Neste momento, a plataforma está em busca de novos sócios. Fundos de investimento, comercializadoras, geradores e até os chineses estão sendo convidados a entrar no negócio. Para Severine, um dos erros iniciais da Brix foi limitar seu quadro societário. A Brix é controlada pela Intercontinental Exchange (ICE), e tem entre os sócios os empresários Josué Gomes da Silva, dono da Coteminas, Marcelo Parodi, sócio-diretor da Compass Energia, e Roberto Teixeira da Costa, ex-presidente da Comissão de Valores Mobiliários.
A estratégia do Balcão Brasileiro de Comercialização de Energia (BBCE) foi firmar uma parceria com a XP Investimentos para poder negociar os contratos financeiros. Segundo Victor Kodja, esse novo produto deve estar disponível nas próximas duas semanas. “A BBCE consultou a CVM e o Banco Central e em ambos os casos houve concordância com a liberação de informações sobre os contratos de liquidação financeiras, ou seja, nós estamos aptos a disponibilizar esses contratos na plataforma”, disse.
Para Kodja, o momento do setor de energia está favorável ao início dessas operações, porém ele acredita que esse mercado de contratos financeiros deverá crescer aos poucos. “A gente imagina que para o final do ano que vem nós já vamos ter um mercado com um nível de negociações interessantes. Esse contrato de liquidação financeira permite a participação muito grande de agentes que hoje não estão participando, como bancos, fundos e corretoras. Todos esses vão poder fazer mais operações em energia, trazendo mais liquidez para o mercado… E no futuro até financiando projetos”, disse Kodja. “O momento é propício. A visão do pessoal que está hoje no ministério [de Minas e Energia] é muito pró-mercado, muito na intenção de buscar soluções discutidas com o mercado”, completou o executivo.
Segundo o gerente executivo de Leilões & Mercado Regulado da CCEE, Alexandre Viana, existe alguns desafios a serem superados para que a clearing house possa ser uma realidade no Brasil.
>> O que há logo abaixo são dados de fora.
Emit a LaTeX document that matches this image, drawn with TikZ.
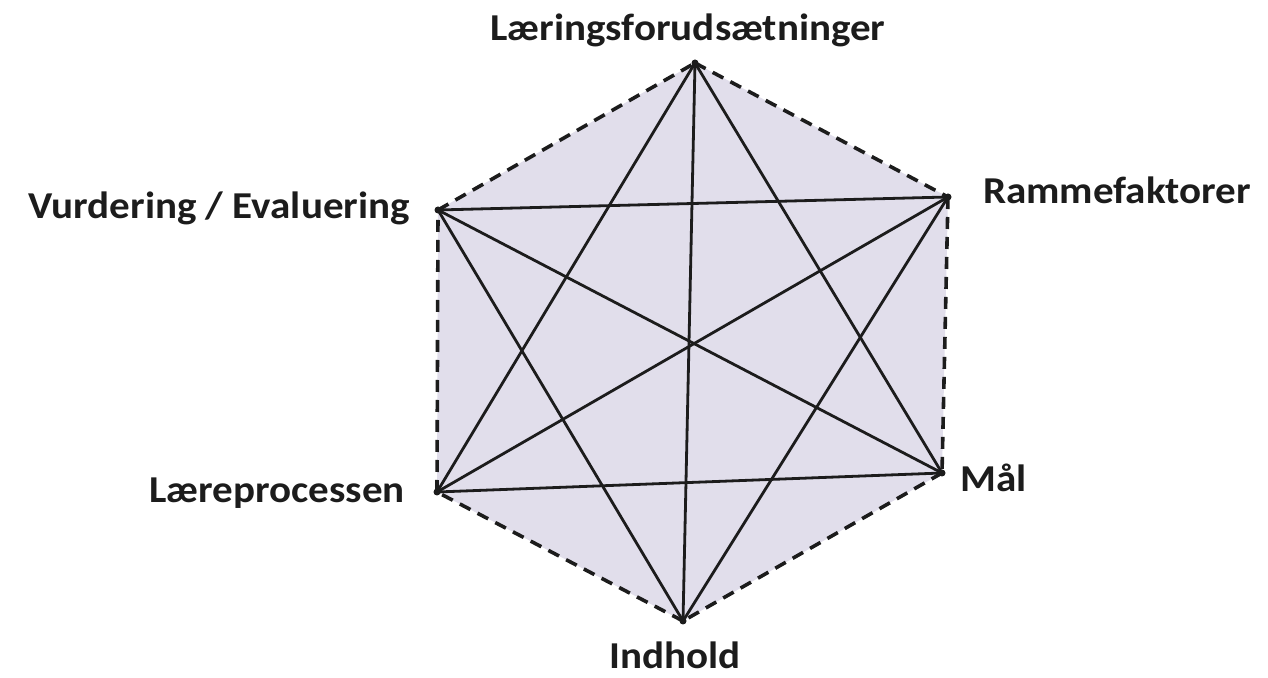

Ele explicou que o país precisaria criar uma figura regulatória sujeita à regulação da Agência Nacional de Energia Elétrica (Aneel) e à regulação do mercado financeiro para atuar diretamente como operador de mercado. “Essa figura regulatória no Brasil hoje não existe. Precisaria evoluir no sentido para que as operações feitas nesses ambientes pudessem ser reconhecidas automaticamente pelo operador.” Em setembro de 2016, CCEE contabilizou 4.800 agentes contra 3.165 em setembro de 2015, sendo que essa evolução ocorreu em razão, principalmente, da forte migração de consumidores especiais. No mesmo período, essa categoria passou de 1.172 agentes para 2.468 unidades consumidoras.